Principaux enseignements

  • Les compétences des entités fédérées, à commencer par les communes, permettent des réactions locales immédiates dès l’apparition de clusters. Puis lorsque la nécessité d’une réponse centralisée ou du moins coordonnée s’impose, c’est alors que le fédéralisme est mis à l’épreuve, l’efficacité des mesures dépendant soit d’une autorité dévolue au pouvoir fédéral, soit de la volonté et de la capacité de coordination entre les différents niveaux de pouvoir. Le pic de l’épidémie passé, la répartition des pouvoirs permet d’adopter des stratégies différenciées selon les territoires. Les régions sont autant de territoires d’expérimentation. Il y a à la fois dilution du risque en évitant les dégâts à l’échelle du pays tout entier en cas de mauvaises décisions, et responsabilisation des acteurs à tous les niveaux pour davantage d’efficacité. Mais la décentralisation peut avoir des revers : disparités de moyens entre collectivités territoriales, possibles carences de communication entre les différents échelons voire réaction insuffisante de certains, ou opportunisme politique et électoral de barons locaux. Face à une situation d’urgence, on constate le plus souvent une tendance à la centralisation, du moins temporairement.

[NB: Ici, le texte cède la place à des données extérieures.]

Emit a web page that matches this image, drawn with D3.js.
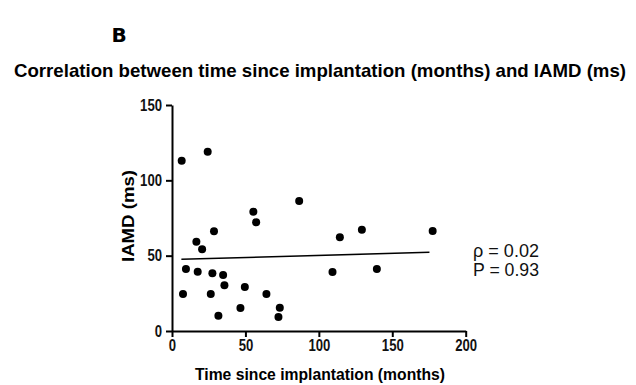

  • La loi fédérale helvétique sur les épidémies, qui a constamment évolué au fil des crises pandémiques, résultat d’une négociation récurrente entre Confédération et cantons, ainsi que la capacité de concertation entre les différents niveaux de pouvoir à l’occasion de circonstances particulières, illustrent parfaitement la souplesse qu’offre le mode de gouvernance fédéraliste pour s’adapter continuellement aux circonstances et surtout pour trouver un compromis entre unité d’action et marge d’autonomie accordée aux collectivités territoriales. Car « compromis » est un maître-mot du fédéralisme.
  • En l’absence de pleins pouvoirs formellement dévolus à l’autorité fédérale, comme ce fut le cas en Suisse, la recherche d’un consensus national s’impose, à l’exemple de l’Allemagne. Le processus de concertation peut alors s’apparenter au mode de gouvernance « intergouvernemental » tant décrié à l’échelle européenne, à la différence près, essentielle, que la tradition fédéraliste s’avère plus efficace que la somme des égoïsmes nationaux. Il n’en demeure pas moins vrai que la pluralité des centres de pouvoir, coordonnés mais indépendants et qui se limitent mutuellement, rend difficiles la recherche d’équilibre et une répartition claire des compétences, d’autant plus qu’une législation ne peut jamais tout prévoir. Ainsi, le principal enseignement de cette crise, notamment à la lumière de ce qui s’est produit aux États-Unis, est que le fédéralisme n’est viable que si les différents niveaux de pouvoir constituent ensemble un tissu de confiance, de respect mutuel et d’assurance de soutien, chacun étant conscient du besoin de l’autre. Le fédéralisme n’est pas seulement un système institutionnel. C’est aussi un état d’esprit.